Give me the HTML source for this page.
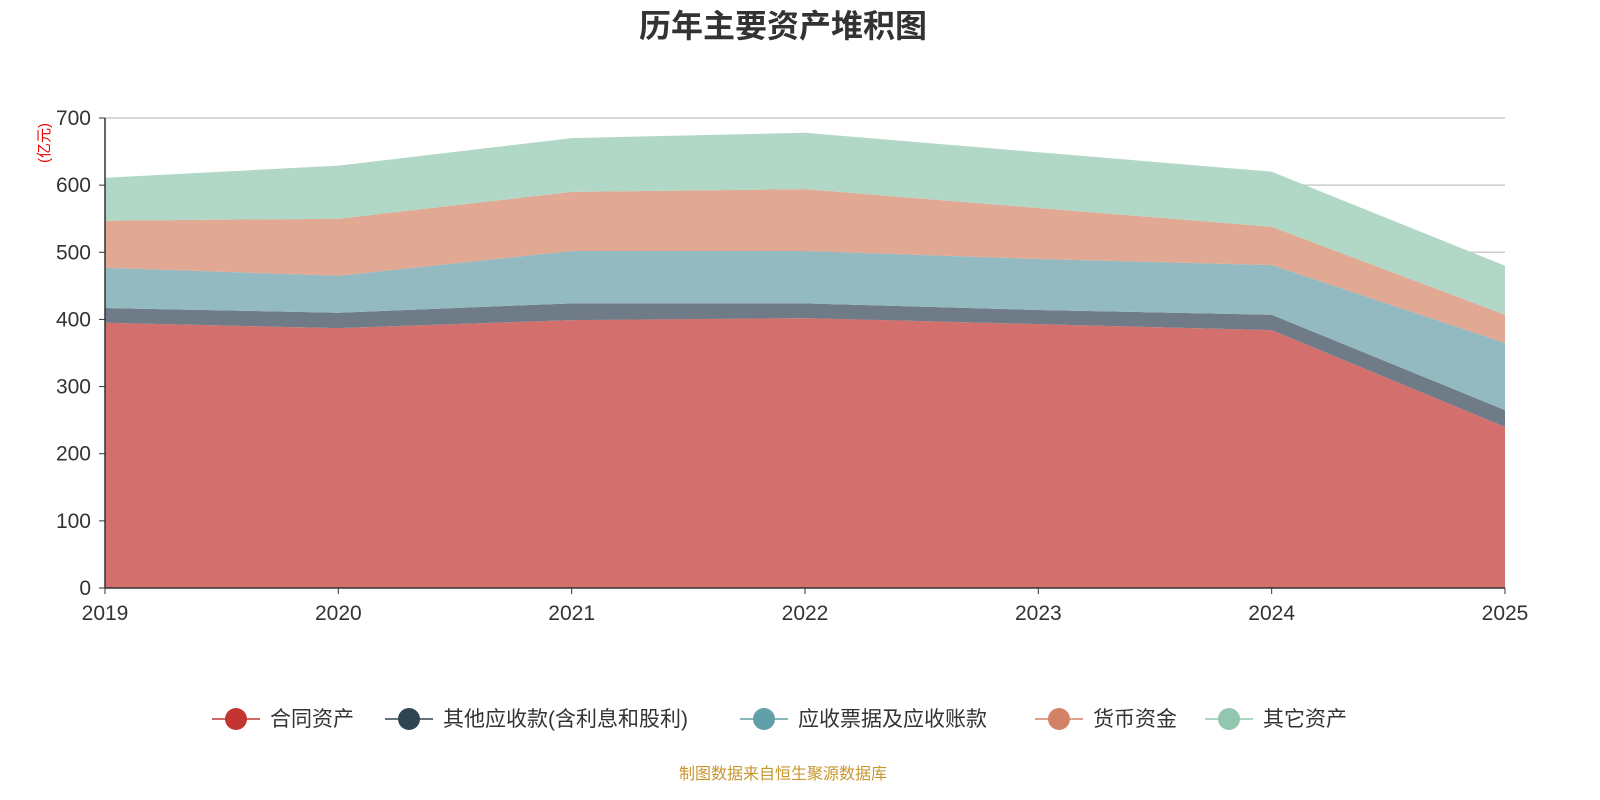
<!DOCTYPE html>
<html><head><meta charset="utf-8"><style>
body{margin:0;background:#fff;}
svg{display:block;font-family:"Liberation Sans","Noto Sans CJK SC",sans-serif;}
</style></head><body>
<svg id="c" width="1600" height="800">
<text x="783" y="37" text-anchor="middle" font-size="32" font-weight="bold" fill="#333">历年主要资产堆积图</text>
<text transform="translate(49,143) rotate(-90)" text-anchor="middle" font-size="15" fill="#e00">(亿元)</text>
<g id="grid"></g><g id="areas"></g><g id="axes"></g><g id="legend"></g>
<text x="783" y="779" text-anchor="middle" font-size="16" fill="#c8962d">制图数据来自恒生聚源数据库</text>
</svg>
<script>
const years=["2019","2020","2021","2022","2023","2024","2025"];
const contractAssets=[395,387,399,402,393,384,240];
const otherReceivables=[22,23,25,22,21,23,25];
const notesReceivable=[60,55,78,78,76,74,100];
const cash=[70,85,88,92,76,57,42];
const otherAssets=[64,79,80,84,83,82,73];
const yTicks=[0,100,200,300,400,500,600,700];
const seriesNames=["合同资产","其他应收款(含利息和股利)","应收票据及应收账款","货币资金","其它资产"];
const NS="http://www.w3.org/2000/svg";
const X0=105,X1=1505,Y0=588,Y1=118,YMAX=700;
const xs=i=>X0+(X1-X0)*i/(years.length-1);
const ys=v=>Y0-(Y0-Y1)*v/YMAX;
function mk(t,a,p){const e=document.createElementNS(NS,t);for(const k in a)e.setAttribute(k,a[k]);p.appendChild(e);return e;}
const grid=document.getElementById('grid'),axes=document.getElementById('axes'),areas=document.getElementById('areas'),legend=document.getElementById('legend');
yTicks.forEach(v=>{
 if(v>0){const l=mk('line',{x1:X0,x2:X1,y1:ys(v),y2:ys(v),stroke:'#ccc','stroke-width':1.5},grid);
 
 }
 const t=mk('text',{x:91,y:ys(v)+7,'text-anchor':'end','font-size':21,fill:'#333'},axes);t.textContent=v;
 
 
 mk('line',{x1:X0-6,x2:X0,y1:ys(v),y2:ys(v),stroke:'#333'},axes);
});
const all=[contractAssets,otherReceivables,notesReceivable,cash,otherAssets];
const fills=["#d3706d","#6f7b86","#93bac1","#e1a893","#b1d8c6"];
const lineC=["#c23531","#2f4554","#61a0a8","#d48265","#91c7ae"];
let base=years.map(()=>0);
all.forEach((s,k)=>{
 const top=base.map((b,i)=>b+s[i]);
 let d='M'+top.map((v,i)=>xs(i)+','+ys(v)).join(' L');
 for(let i=years.length-1;i>=0;i--)d+=' L'+xs(i)+','+ys(base[i]);
 const p=mk('path',{d:d+'Z',fill:fills[k]},areas);
 
 
 base=top;
});
mk('line',{x1:X0,x2:X0,y1:Y1,y2:Y0,stroke:'#333','stroke-width':1.5},axes);
mk('line',{x1:X0,x2:X1,y1:Y0,y2:Y0,stroke:'#333','stroke-width':1.5},axes);
years.forEach((y,i)=>{
 mk('line',{x1:xs(i),x2:xs(i),y1:Y0,y2:Y0+6,stroke:'#333'},axes);
 const t=mk('text',{x:xs(i),y:620,'text-anchor':'middle','font-size':21,fill:'#333'},axes);t.textContent=y;
 
 
});
const lx=[212,385,740,1035,1205];
seriesNames.forEach((n,k)=>{
 const g=mk('g',{},legend);
 
 
 mk('line',{x1:lx[k],x2:lx[k]+48,y1:719,y2:719,stroke:lineC[k],'stroke-width':1.5},g);
 mk('circle',{cx:lx[k]+24,cy:719,r:11,fill:lineC[k]},g);
 const t=mk('text',{x:lx[k]+58,y:726,'font-size':21,fill:'#333'},g);t.textContent=n;
});
</script>
</body></html>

────────

* **Task prompt**: Set down the complete material exactly, but do not include the images.

* **Written answer**:
Give me the HTML source for this page.
<!DOCTYPE html>
<html><head><meta charset="utf-8"><style>
body{margin:0;background:#fff;}
svg{display:block;font-family:"Liberation Sans","Noto Sans CJK SC",sans-serif;}
</style></head><body>
<svg id="c" width="1600" height="800">
<text x="783" y="37" text-anchor="middle" font-size="32" font-weight="bold" fill="#333">历年主要资产堆积图</text>
<text transform="translate(49,143) rotate(-90)" text-anchor="middle" font-size="15" fill="#e00">(亿元)</text>
<g id="grid"></g><g id="areas"></g><g id="axes"></g><g id="legend"></g>
<text x="783" y="779" text-anchor="middle" font-size="16" fill="#c8962d">制图数据来自恒生聚源数据库</text>
</svg>
<script>
const years=["2019","2020","2021","2022","2023","2024","2025"];
const contractAssets=[395,387,399,402,393,384,240];
const otherReceivables=[22,23,25,22,21,23,25];
const notesReceivable=[60,55,78,78,76,74,100];
const cash=[70,85,88,92,76,57,42];
const otherAssets=[64,79,80,84,83,82,73];
const yTicks=[0,100,200,300,400,500,600,700];
const seriesNames=["合同资产","其他应收款(含利息和股利)","应收票据及应收账款","货币资金","其它资产"];
const NS="http://www.w3.org/2000/svg";
const X0=105,X1=1505,Y0=588,Y1=118,YMAX=700;
const xs=i=>X0+(X1-X0)*i/(years.length-1);
const ys=v=>Y0-(Y0-Y1)*v/YMAX;
function mk(t,a,p){const e=document.createElementNS(NS,t);for(const k in a)e.setAttribute(k,a[k]);p.appendChild(e);return e;}
const grid=document.getElementById('grid'),axes=document.getElementById('axes'),areas=document.getElementById('areas'),legend=document.getElementById('legend');
yTicks.forEach(v=>{
 if(v>0){const l=mk('line',{x1:X0,x2:X1,y1:ys(v),y2:ys(v),stroke:'#ccc','stroke-width':1.5},grid);
 
 }
 const t=mk('text',{x:91,y:ys(v)+7,'text-anchor':'end','font-size':21,fill:'#333'},axes);t.textContent=v;
 
 
 mk('line',{x1:X0-6,x2:X0,y1:ys(v),y2:ys(v),stroke:'#333'},axes);
});
const all=[contractAssets,otherReceivables,notesReceivable,cash,otherAssets];
const fills=["#d3706d","#6f7b86","#93bac1","#e1a893","#b1d8c6"];
const lineC=["#c23531","#2f4554","#61a0a8","#d48265","#91c7ae"];
let base=years.map(()=>0);
all.forEach((s,k)=>{
 const top=base.map((b,i)=>b+s[i]);
 let d='M'+top.map((v,i)=>xs(i)+','+ys(v)).join(' L');
 for(let i=years.length-1;i>=0;i--)d+=' L'+xs(i)+','+ys(base[i]);
 const p=mk('path',{d:d+'Z',fill:fills[k]},areas);
 
 
 base=top;
});
mk('line',{x1:X0,x2:X0,y1:Y1,y2:Y0,stroke:'#333','stroke-width':1.5},axes);
mk('line',{x1:X0,x2:X1,y1:Y0,y2:Y0,stroke:'#333','stroke-width':1.5},axes);
years.forEach((y,i)=>{
 mk('line',{x1:xs(i),x2:xs(i),y1:Y0,y2:Y0+6,stroke:'#333'},axes);
 const t=mk('text',{x:xs(i),y:620,'text-anchor':'middle','font-size':21,fill:'#333'},axes);t.textContent=y;
 
 
});
const lx=[212,385,740,1035,1205];
seriesNames.forEach((n,k)=>{
 const g=mk('g',{},legend);
 
 
 mk('line',{x1:lx[k],x2:lx[k]+48,y1:719,y2:719,stroke:lineC[k],'stroke-width':1.5},g);
 mk('circle',{cx:lx[k]+24,cy:719,r:11,fill:lineC[k]},g);
 const t=mk('text',{x:lx[k]+58,y:726,'font-size':21,fill:'#333'},g);t.textContent=n;
});
</script>
</body></html>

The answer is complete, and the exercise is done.